Through a series of sequences, Wiseman watches as upper, lower and middle management types discuss the selection, presentation, marketing, pricing, advertising and selling of a vast array of luxury consumer products. These include designer clothes, furs, bags, jewelry, perfumes, shoes, various electronics, china and porcelain. We eavesdrop on sales meetings, marketing meetings, overhear advertising strategies and watch various training groups, personnel practises and sales techniques. The point, though, is that the Neiman-Marcus brand is itself Neiman-Marcus' chief product. The store is in the market of marking itself. It actively creates wants and desires.

Typical of Wiseman, the department store's workings are shot to resemble that of prisons and army barracks. The store has its own power structure and regimental approach. It is all-controlling, its workforce clearly demarcated, its members assigned rigid roles. We see the inequity of the serving and the served, the way authority creates an imbalance of power, and the relationship between assistants and consumers. Elsewhere, in boardroom meetings, corporate leaders talk of becoming a kind of all-consuming, manifestation of the Neiman-Marcus ethos. Members of the Neiman-Marcus community exist only to exalt, service and propagate Neiman-Marcus.

Wiseman's opening and closing dialogue scenes often have a symbolic function. Here we're bookended by scenes in which corporate chiefs stress that their "only goal is to make sales". Ancillary benefits offered by Neiman-Marcus are all geared toward facilitating these sales. The film then ends with chairman Stanley Marcus reciting the words to Frank Sinatra's "My Way". To Wiseman, Marcus' "way" is more than an individual ethos. Capitalism is the guiding and ordering force of most of the world, the United States itself "The Store".

But Wiseman's film is less a critique of capitalism - the violence of capitalism can be demonstrated with simple maths, physics and a white board - than a document of its neuroses. Indeed, one early scene shows a corporate chief likening his job to that of doctors. The customer/patient comes, "something is wrong with them, you look at them, cure them". The customer, then, has an existential lack which needs curing. Is Neiman-Marcus a healthy cure, though? What, if any, is the sickness its customers posses?
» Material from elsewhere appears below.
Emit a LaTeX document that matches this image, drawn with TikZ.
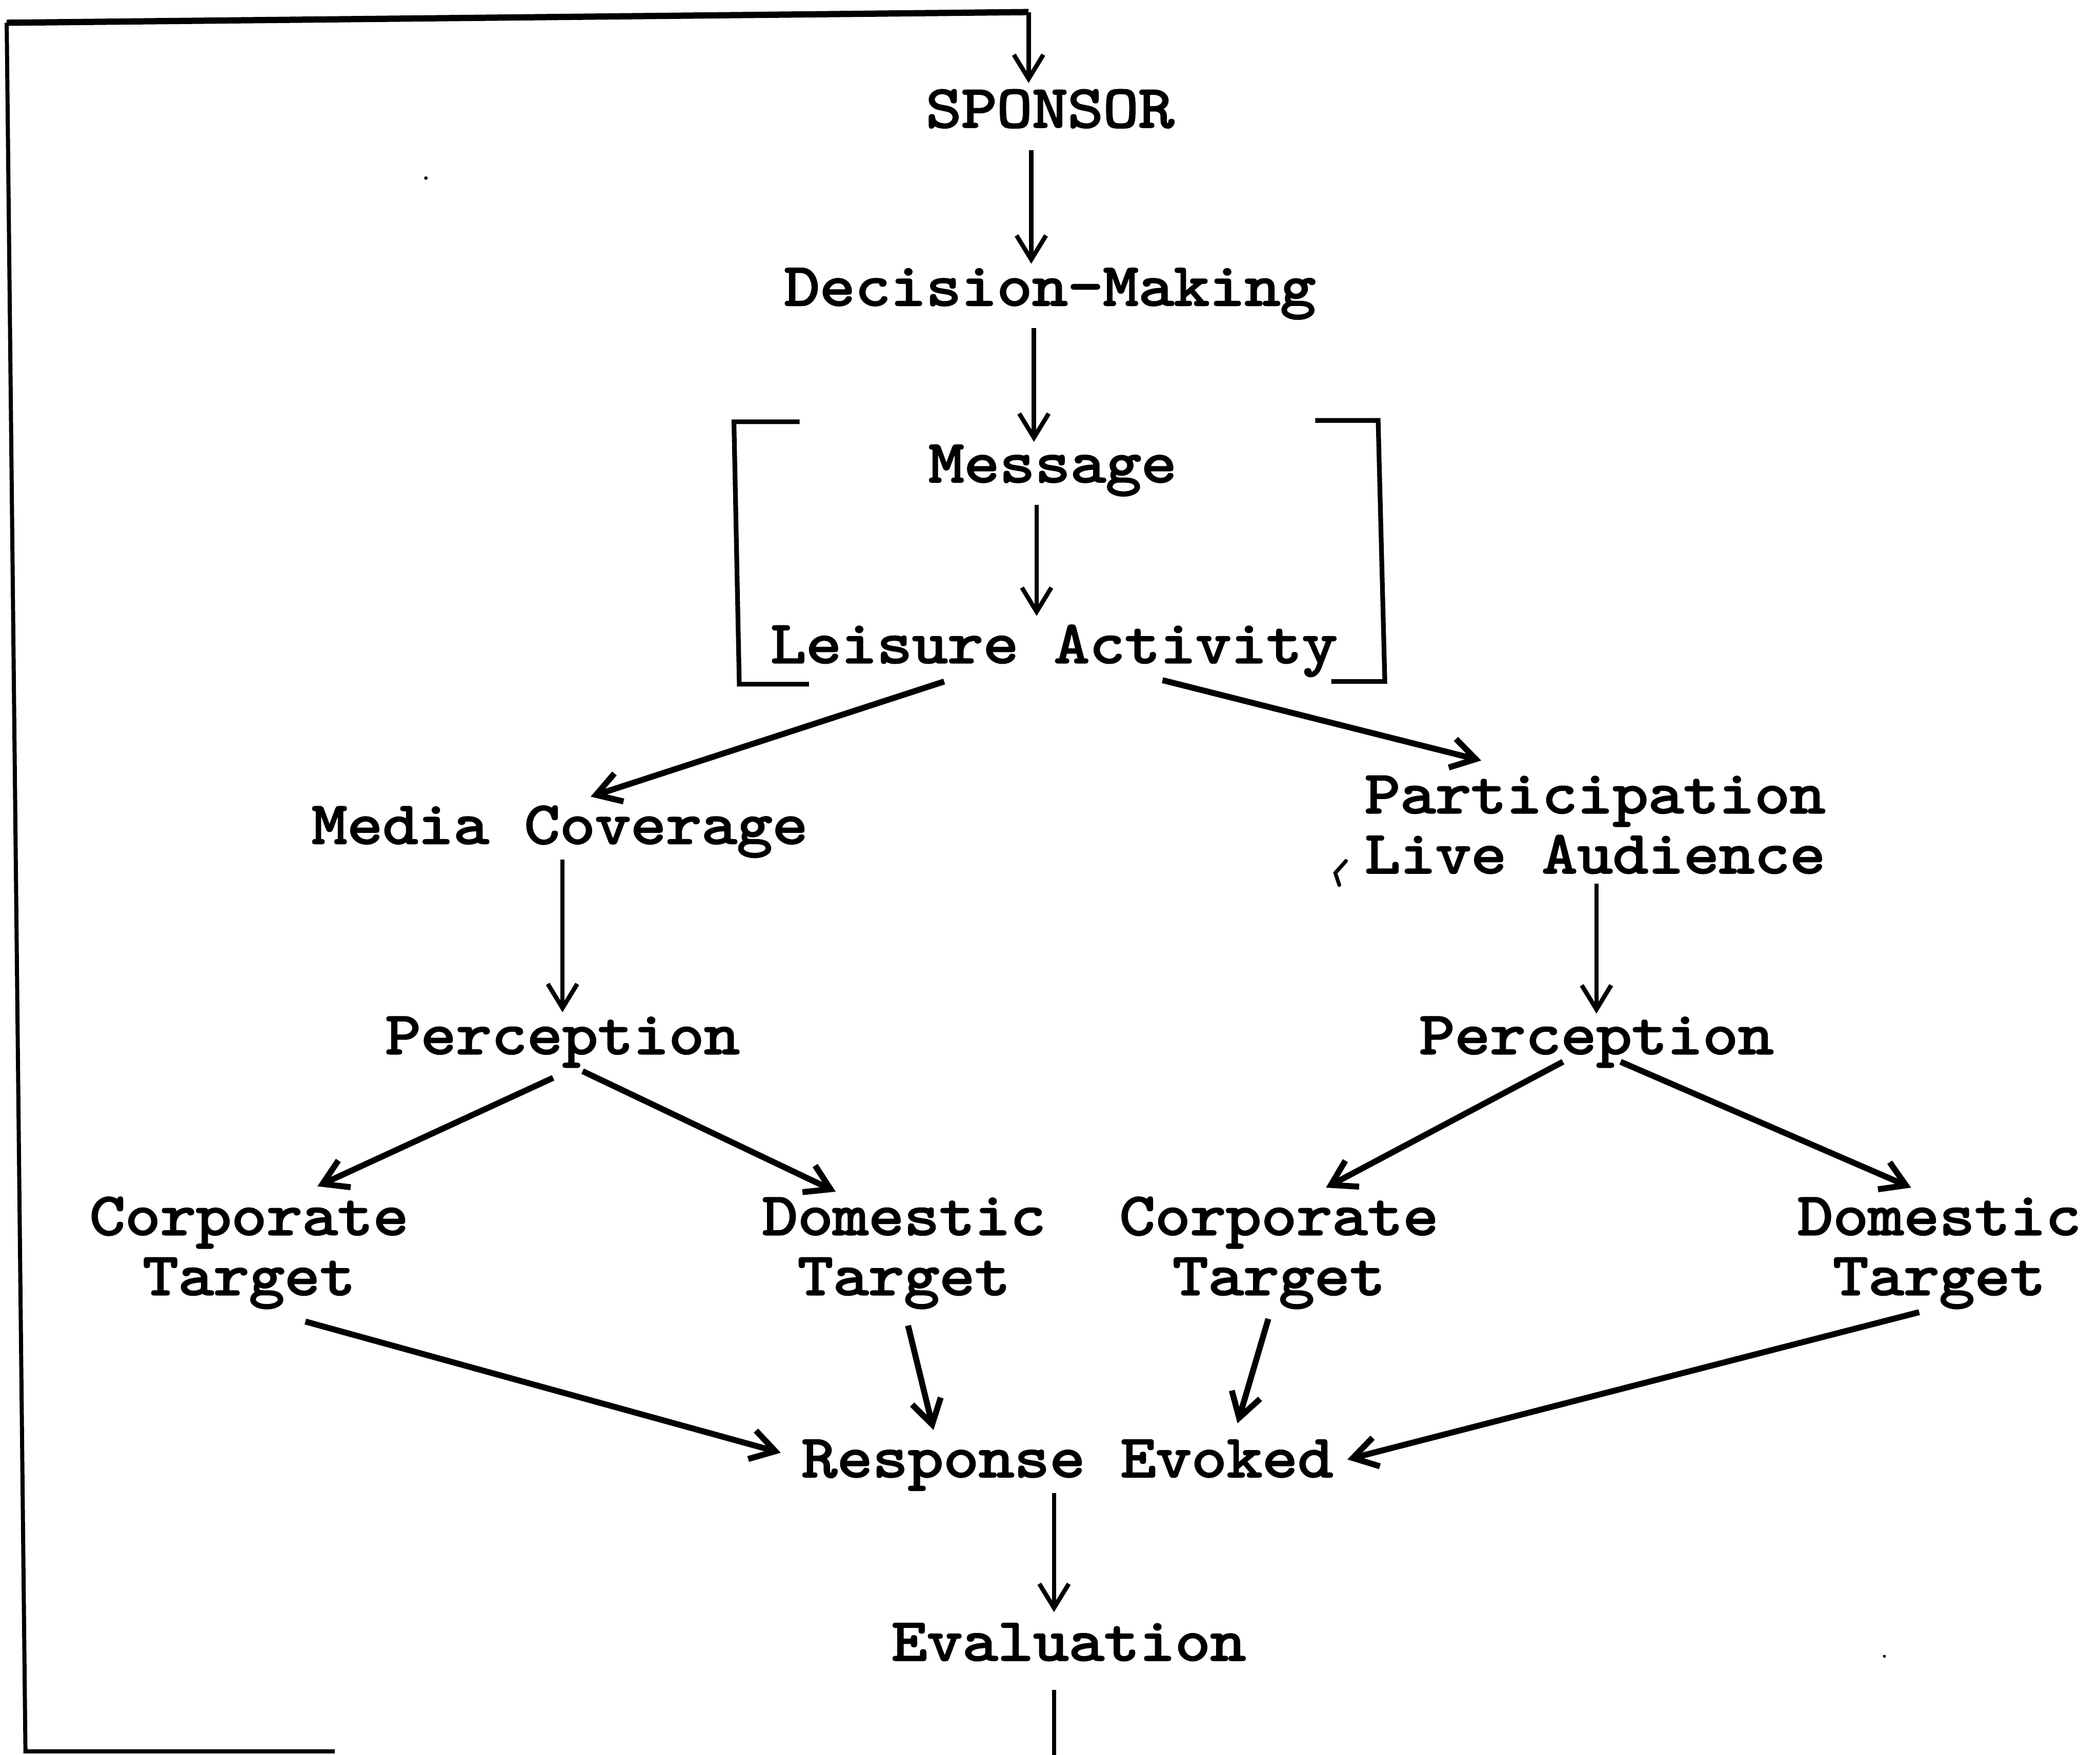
\documentclass[tikz,border=0pt]{standalone}
\usepackage{fontspec}
\newfontfamily\twfont[FakeBold=2.8,FakeStretch=1.12]{lmmono10-regular.otf}
\usetikzlibrary{arrows.meta}
\begin{document}
\begin{tikzpicture}[x=0.03cm,y=-0.03cm,
  lbl/.style={font=\twfont\fontsize{38.4pt}{38.3pt}\selectfont, inner sep=0pt, anchor=base, align=center},
  tipx/.style={-{Straight Barb[length=0.54cm,width=0.66cm]}},
  vline/.style={line width=2.8pt, tipx},
  dline/.style={line width=3.8pt, tipx},
  loopline/.style={line width=4pt, line join=round},
  brk/.style={line width=3pt, line join=miter}]
\useasboundingbox (0,0) rectangle (1568,1310.4);
\fill[white] (0,0) rectangle (1568,1310.4);

% nodes (base = baseline of the last line)
\node[lbl] (spon)  at (784,95)   {SPONSOR};
\node[lbl] (dec)   at (784,228)  {Decision-Making};
\node[lbl] (msg)   at (786,360)  {Message};
\node[lbl] (lei)   at (787,495)  {Leisure Activity};
\node[lbl] (media) at (418,630)  {Media Coverage};
\node[lbl] (part)  at (1191,652) {Participation\\Live Audience};
\node[lbl] (perL)  at (420,787)  {Perception};
\node[lbl] (perR)  at (1192,787) {Perception};
\node[lbl] (corpL) at (186,967)  {Corporate\\Target};
\node[lbl] (domL)  at (675,967)  {Domestic\\Target};
\node[lbl] (corpR) at (955,967)  {Corporate\\Target};
\node[lbl] (domR)  at (1448,967) {Domestic\\Target};
\node[lbl] (resp)  at (797,1103) {Response Evoked};
\node[lbl] (eval)  at (798,1240) {Evaluation};

% brackets around Message / Leisure Activity
\draw[brk] (597,315) -- (548,315) -- (552,511) -- (604,511);
\draw[brk] (982,314) -- (1029,314) -- (1034,509) -- (994,509);

% feedback loop
\coordinate (cbr) at (250,1308);
\coordinate (cbl) at (19,1308);
\coordinate (ctl) at (5,17);
\coordinate (ctr) at (768,9);
\draw[line width=2.6pt] (cbr) -- (cbl) -- (ctl);
\draw[loopline] (ctl) -- (ctr);
\draw[vline] (ctr) -- ([shift={(-16,-33)}]spon.base);
\draw[line width=2.8pt] ([shift={(-11,22)}]eval.base) -- ++(0,52);

% vertical chain
\draw[vline] ([shift={(-14,17)}]spon.base) -- ([shift={(-14,-31)}]dec.base);
\draw[vline] ([shift={(-12,17)}]dec.base) -- ([shift={(-14,-30)}]msg.base);
\draw[vline] ([shift={(-12,17)}]msg.base) -- ([shift={(-13,-35)}]lei.base);

% split
\draw[dline] ([shift={(-82,14)}]lei.base) -- ([shift={(23,-35)}]media.base);
\draw[dline] ([shift={(81,13)}]lei.base) -- ([shift={(-85,-84)}]part.base);

\draw[vline] ([shift={(2,12)}]media.base) -- ([shift={(0,-31)}]perL.base);
\draw[vline] ([shift={(1,8)}]part.base) -- ([shift={(0,-30)}]perR.base);

\draw[dline] ([shift={(-7,18)}]perL.base) -- ([shift={(51,-81)}]corpL.base);
\draw[dline] ([shift={(15,13)}]perL.base) -- ([shift={(-51,-77)}]domL.base);
\draw[dline] ([shift={(-25,6)}]perR.base) -- ([shift={(35,-80)}]corpR.base);
\draw[dline] ([shift={(18,6)}]perR.base) -- ([shift={(-21,-80)}]domR.base);

\draw[dline] ([shift={(42,20)}]corpL.base) -- ([shift={(-214,-18)}]resp.base);
\draw[dline] ([shift={(3,23)}]domL.base) -- ([shift={(-100,-35)}]resp.base);
\draw[dline] ([shift={(-8,18)}]corpR.base) -- ([shift={(127,-40)}]resp.base);
\draw[dline] ([shift={(-15,13)}]domR.base) -- ([shift={(209,-13)}]resp.base);

\draw[vline] ([shift={(-10,12)}]resp.base) -- ([shift={(-11,-36)}]eval.base);

% small marks of the original
\draw[line width=2.4pt, line cap=round] (1005,643) -- (997,652) -- (1000,661);
\fill (318,133) circle (1.3);
\fill (1407,1237) circle (1.1);
\end{tikzpicture}
\end{document}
Might Neiman-Marcus itself be a cause, symptom, result and manifestation of this sickness? Wiseman is too subtle to directly ask. His films always seem benign, absolutely apolitical, merely seem to be chronicling perfectly normal, healthy human behaviour. But look closely and there is always something sad, pathetic, irrational and at times ugly on display.
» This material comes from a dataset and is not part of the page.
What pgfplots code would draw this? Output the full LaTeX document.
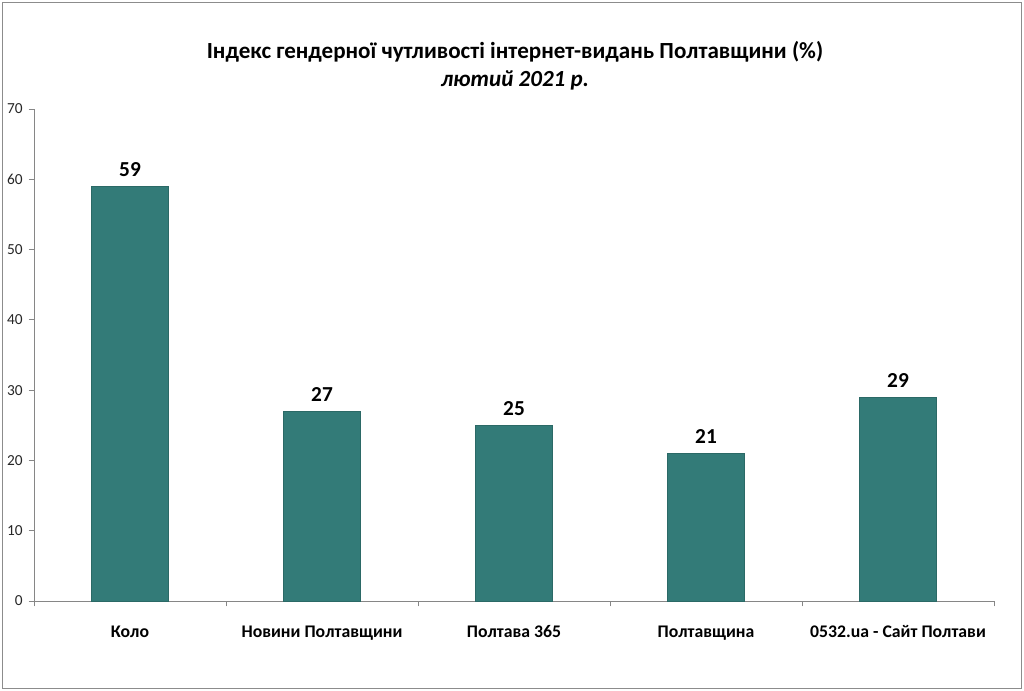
\documentclass[border=0pt]{standalone}
\usepackage{fontspec}
\setmainfont{Carlito}
\usepackage{pgfplots}
\pgfplotsset{compat=1.18}
\definecolor{barteal}{RGB}{51,123,120}
\definecolor{axgray}{RGB}{134,134,134}
\definecolor{framegray}{RGB}{140,140,140}
\begin{document}
\begin{tikzpicture}[x=0.75pt,y=0.75pt]
\useasboundingbox (0,0) rectangle (1024,691);
\draw[framegray, line width=0.8pt] (2.5,2.5) rectangle (1021.5,688.5);
\node[font=\fontsize{17.3}{20}\selectfont\bfseries] at (515,639) {Індекс гендерної чутливості інтернет-видань Полтавщини (\%)};
\node[font=\fontsize{17.3}{20}\selectfont\bfseries\itshape] at (515,611) {лютий 2021 р.};
\begin{axis}[
  at={(25.5pt,67.5pt)}, anchor=south west,
  scale only axis,
  width=720pt, height=369pt,
  xmin=-0.5, xmax=4.5,
  ymin=0, ymax=70,
  ytick={0,10,...,70},
  xtick={-0.5,0.5,1.5,2.5,3.5,4.5},
  xticklabels={},
  extra x ticks={0,1,2,3,4},
  extra x tick labels={Коло, Новини Полтавщини, Полтава 365, Полтавщина, 0532.ua - Сайт Полтави},
  extra x tick style={major tick length=0pt, tick style={draw=none},
    ticklabel style={font=\fontsize{13.3}{16}\selectfont\bfseries, text height=9.5pt, text depth=2.5pt, yshift=-14pt}},
  axis x line*=bottom, axis y line*=left,
  axis line style={axgray, line width=0.6pt, -},
  tick style={axgray, line width=0.6pt},
  major tick length=4pt,
  tick align=outside,
  yticklabel style={font=\fontsize{11.5}{13}\selectfont, text=black!85, xshift=-1pt},
  /pgf/number format/assume math mode=true,
  ybar, bar width=57.75pt,
  nodes near coords,
  every node near coord/.append style={font=\fontsize{16}{18}\selectfont\bfseries, yshift=3.5pt},
  clip=false,
]
\addplot[fill=barteal, draw=barteal!85!black, line width=0.5pt] coordinates {(0,59) (1,27) (2,25) (3,21) (4,29)};
\end{axis}
\end{tikzpicture}
\end{document}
Later, grotesque scenes take place. Shop girls are forced to practise smiling, store models parade about like robots ("This dress is now available on the third floor"), employees are treated with condescension and section chiefs talk narcissistically about fur coats and feathers. Early scenes show the Neiman-Marcus workforce undergoing finger exercises, solely because healthy fingers benefit the department store. The workers' fingers essentially privatised, everything else is privy to decomposition or replacement.

As well as a hierarchal, or class based segregation (the lower and unseen levels of the department store resemble sweat shops or factories), is a kind of gender segregation. Subtly sexist, customers and workers are predominantly female, whilst management and executives are all male, constantly trumpeting the "brand purpose" of Neiman-Marcus. Men then, hold sway over female self-perception and female desires. Elsewhere we hear of the "Neiman-Marcus attitude": the store panders to class based aspirations. It sells the illusion of finery and worth; a simulation of wealth. Significantly, upper management is excessively verbal or verbose. They lay down the law. The lower workers are silent and operate in the realm of the physical, always punching time-cards, wrapping gifts, pressing garments, sewing etc.

Perhaps the film's best scene watches as a young black woman attempts to "sell herself" to Neiman-Marcus. She wants to work there and deems herself suitable for employment. Her sequence recalls several scenes with African Americans in Wiseman's previous films. This is the end result of Civil Rights movements: the right to market oneself to "The Store".

8/10 - A slightly superior version of Robert Altman's "HEALTH". Worth one viewing.